Labor abuses are widely known and reviled in textile and sports shoe sweatshops around the globe, but it’s only recently that a few courageous non-profit advocacy groups in Hong Kong and in southern China have shined a light at the situation in electronics factories. It’s long been a taboo subject to probe because of the Teflon coated reputations and economic influence of brand makers, who don’t really make much of anything themselves anymore. But the dirty little secret is that they’ve all been outsourcing their manufacturing to the lowest bidders among these contractors – some of which are based in Silicon Valley.
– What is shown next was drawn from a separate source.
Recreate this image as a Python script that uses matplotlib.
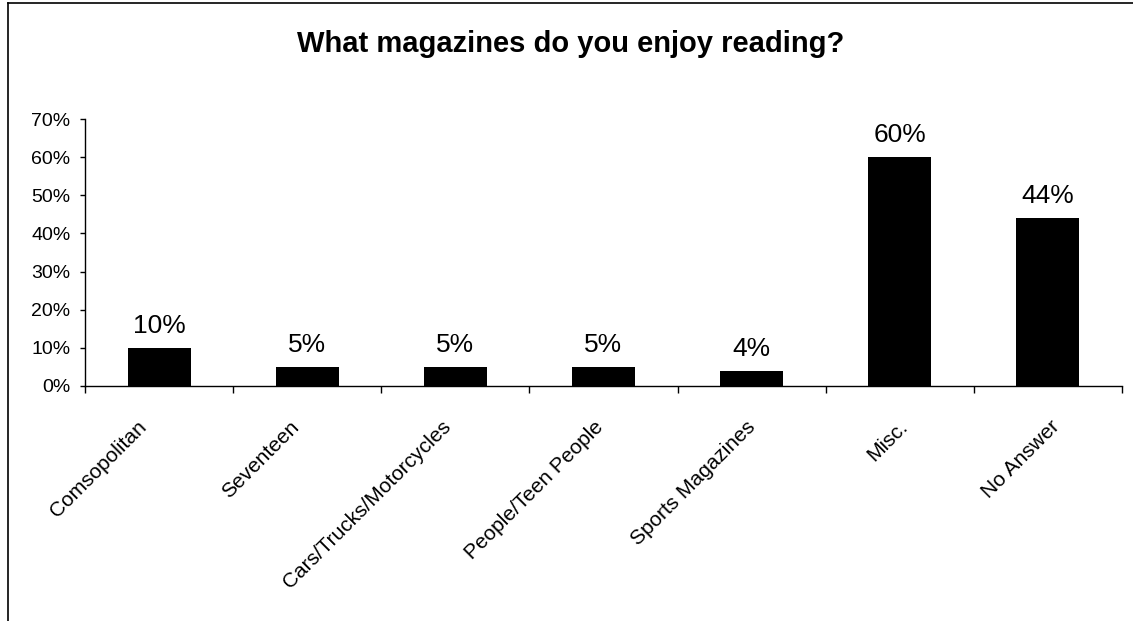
import matplotlib
matplotlib.use("Agg")
import matplotlib.pyplot as plt
from matplotlib.lines import Line2D
from matplotlib.transforms import ScaledTranslation
import numpy as np

categories = ["Comsopolitan", "Seventeen", "Cars/Trucks/Motorcycles",
              "People/Teen People", "Sports Magazines", "Misc.", "No Answer"]
values = [10, 5, 5, 5, 4, 60, 44]
yticks = [0, 10, 20, 30, 40, 50, 60, 70]

plt.rcParams['font.family'] = ['Liberation Sans', 'DejaVu Sans']

fig = plt.figure(figsize=(11.33, 6.21), dpi=100)
ax = fig.add_axes([85 / 1133, 1 - 386 / 621, (1122 - 85) / 1133, (386 - 119) / 621])

x = np.arange(len(categories))
ax.bar(x, values, width=0.425, color='black')
for xi, v in zip(x, values):
    ax.text(xi, v + 3.9, f"{v}%", ha='center', va='baseline', fontsize=19)

ax.set_xlim(-0.5, len(categories) - 0.5)
ax.set_ylim(0, 70)
ax.set_yticks(yticks)
ax.set_yticklabels([f"{t}%" for t in yticks], fontsize=14)
ax.set_xticks(np.arange(len(categories) + 1) - 0.5)
ax.set_xticklabels([])

# category labels, rotated; excel spaces them a little wider than the bars
for xi, name in zip(x, categories):
    offset = ScaledTranslation((-22 + 4 * xi) / 100, -31 / 100, fig.dpi_scale_trans)
    ax.text(xi, 0, name, transform=ax.get_xaxis_transform() + offset,
            rotation=45, ha='right', va='top', rotation_mode='anchor',
            fontsize=15)

ax.tick_params(axis='x', length=5, width=1, direction='out')
ax.tick_params(axis='y', length=3.6, width=1, direction='out', pad=7)
for side in ['top', 'right']:
    ax.spines[side].set_visible(False)
for side in ['left', 'bottom']:
    ax.spines[side].set_linewidth(1)

fig.text(571 / 1133, 1 - 52 / 621, "What magazines do you enjoy reading?",
         ha='center', va='baseline', fontsize=21, fontweight='bold')

# outer chart border (partially cropped in the original)
fig.add_artist(Line2D([8 / 1133, 8 / 1133], [0, 1 - 3 / 621], color='black', lw=1.2))
fig.add_artist(Line2D([8 / 1133, 1], [1 - 3 / 621, 1 - 3 / 621], color='black', lw=1.2))

fig.savefig("out.png", dpi=100)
The human rights violation has been invisible behind the walls of the “clean rooms” in these impressively shiny, spotless factories. The girls often live two-to-bunk inside the plant compound, taking turns working 12-hour shifts while their bunkmates sleep, six and seven days a week. Once they’ve been around long enough to realize something’s terribly wrong, they find they can’t do much about it. Complaining risks the cancellation of their labor contract and sends them back to their impoverish villages. Getting together to form a committee or God forbid a labor union is impossible. Only China’s official labor union has the right to organize factory workers, and it’s an organ of the ruling Communist Party, which promotes capitalism but quashes the right to assembly to keep an iron grip on political power.

I don’t know all the details of the FoxConn case, but I know the context. I’ve talked to factory managers who make contorted arguments that the excessive overtime shifts are perfectly legal because local labor offices have given them official dispensation to waive the protections mandated in the national labor law. Their clients, the big brand makers, can in turn say that their overseas labor practices are in line with local law. Only their corporate codes of contact, which are not standardized and next to impossible to enforce, set boundaries for labor practices.
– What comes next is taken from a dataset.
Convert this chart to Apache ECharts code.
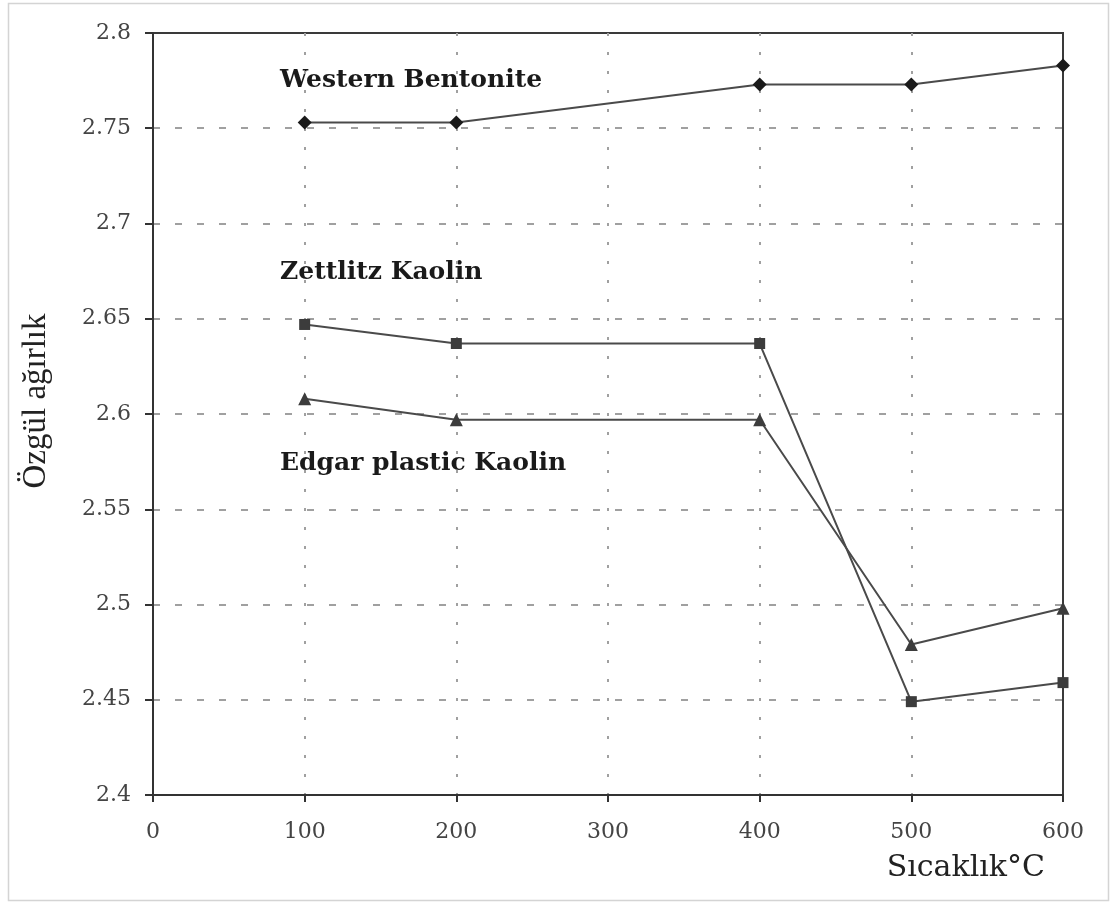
<!DOCTYPE html>
<html>
<head>
<meta charset="utf-8">
<script src="https://cdn.jsdelivr.net/npm/echarts@6/dist/echarts.min.js"></script>
<style>
  html, body { margin: 0; padding: 0; background: #fff; }
  #chart { width: 1112px; height: 903px; }
</style>
</head>
<body>
<div id="chart"></div>
<script>
// Temperatures (°C) at which specific gravity was measured
const temperatures = [100, 200, 400, 500, 600];

// Specific gravity per clay type
const westernBentonite = [2.753, 2.753, 2.773, 2.773, 2.783];
const zettlitzKaolin   = [2.647, 2.637, 2.637, 2.449, 2.459];
const edgarKaolin      = [2.608, 2.597, 2.597, 2.479, 2.498];

// Axis ticks
const xTicks = { min: 0, max: 600, step: 100 };
const yTicks = { min: 2.4, max: 2.8, step: 0.05 };

const seriesNames = ['Western Bentonite', 'Zettlitz Kaolin', 'Edgar plastic Kaolin'];

const pair = (vals) => temperatures.map((t, i) => [t, vals[i]]);

const wideSerif = '"DejaVu Serif", "Liberation Serif", serif';
const serif = '"Liberation Serif", "DejaVu Serif", serif';

const chart = echarts.init(document.getElementById('chart'), null, { renderer: 'canvas' });

const lineStyle = { color: '#4a4a4a', width: 2 };
const labelFont = 'bold 25px ' + wideSerif;

chart.setOption({
  animation: false,
  backgroundColor: '#ffffff',
  grid: {
    left: 153, top: 33, right: 49, bottom: 108,
    show: true, borderColor: '#3a3a3a', borderWidth: 2, backgroundColor: 'transparent'
  },
  xAxis: {
    type: 'value',
    min: xTicks.min, max: xTicks.max, interval: xTicks.step,
    name: 'Sıcaklık°C',
    nameLocation: 'end',
    nameGap: 0,
    nameTextStyle: {
      fontFamily: wideSerif, fontSize: 30, color: '#222',
      align: 'right', verticalAlign: 'top', padding: [58, 18, 0, 0]
    },
    axisLine: { show: true, lineStyle: { color: '#333', width: 2 } },
    axisTick: { show: true, inside: false, length: 7, lineStyle: { color: '#333', width: 2 } },
    axisLabel: { fontFamily: wideSerif, fontSize: 22, color: '#444', margin: 26 },
    splitLine: {
      show: true, showMinLine: false, showMaxLine: false,
      lineStyle: { color: '#a0a0a0', width: 2, type: [3, 16] }
    }
  },
  yAxis: {
    type: 'value',
    min: yTicks.min, max: yTicks.max, interval: yTicks.step,
    name: 'Özgül ağırlık',
    nameLocation: 'middle',
    nameGap: 100,
    nameRotate: 90,
    nameTextStyle: { fontFamily: serif, fontSize: 33, color: '#222', padding: [0, 0, 0, 26] },
    axisLine: { show: true, lineStyle: { color: '#333', width: 2 } },
    axisTick: { show: true, inside: false, length: 8, lineStyle: { color: '#333', width: 2 } },
    axisLabel: {
      fontFamily: wideSerif, fontSize: 22, color: '#444', margin: 22,
      formatter: (v) => String(Math.round(v * 100) / 100)
    },
    splitLine: {
      show: true, showMinLine: false, showMaxLine: false,
      lineStyle: { color: '#a0a0a0', width: 2, type: [7, 15] }
    }
  },
  graphic: [
    {
      type: 'rect', left: 6, top: 1, silent: true,
      shape: { width: 1100, height: 897 },
      style: { fill: 'none', stroke: '#d4d4d4', lineWidth: 1.5 }
    },
    {
      type: 'text', x: 280, y: 80,
      style: { text: seriesNames[0], font: labelFont, fill: '#1a1a1a', verticalAlign: 'middle' }
    },
    {
      type: 'text', x: 280, y: 272,
      style: { text: seriesNames[1], font: labelFont, fill: '#1a1a1a', verticalAlign: 'middle' }
    },
    {
      type: 'text', x: 280, y: 463,
      style: { text: seriesNames[2], font: labelFont, fill: '#1a1a1a', verticalAlign: 'middle' }
    }
  ],
  series: [
    {
      name: seriesNames[0], type: 'line', data: pair(westernBentonite),
      symbol: 'diamond', symbolSize: 14,
      itemStyle: { color: '#1a1a1a' }, lineStyle: lineStyle, z: 3
    },
    {
      name: seriesNames[1], type: 'line', data: pair(zettlitzKaolin),
      symbol: 'rect', symbolSize: 11,
      itemStyle: { color: '#3c3c3c' }, lineStyle: lineStyle, z: 3
    },
    {
      name: seriesNames[2], type: 'line', data: pair(edgarKaolin),
      symbol: 'triangle', symbolSize: 13,
      itemStyle: { color: '#3c3c3c' }, lineStyle: lineStyle, z: 3
    }
  ]
});
</script>
</body>
</html>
Apple should now do what’s known in business jargon as “best practices.” It should take transparent steps to resolve the problem at FoxConn. Its code of conduct compliance team should disclose the details of the case and submit a report to an organization like Business for Social Responsibility, which can used the case study to educate other companies on the right thing to do. That will help level the playing field and equitably spread the costs of safeguarding human rights in China across the electronics industry. And maybe it can make a dent in the systemic corruption that fosters abuses by the people who make the computers and other electronic tools we buy.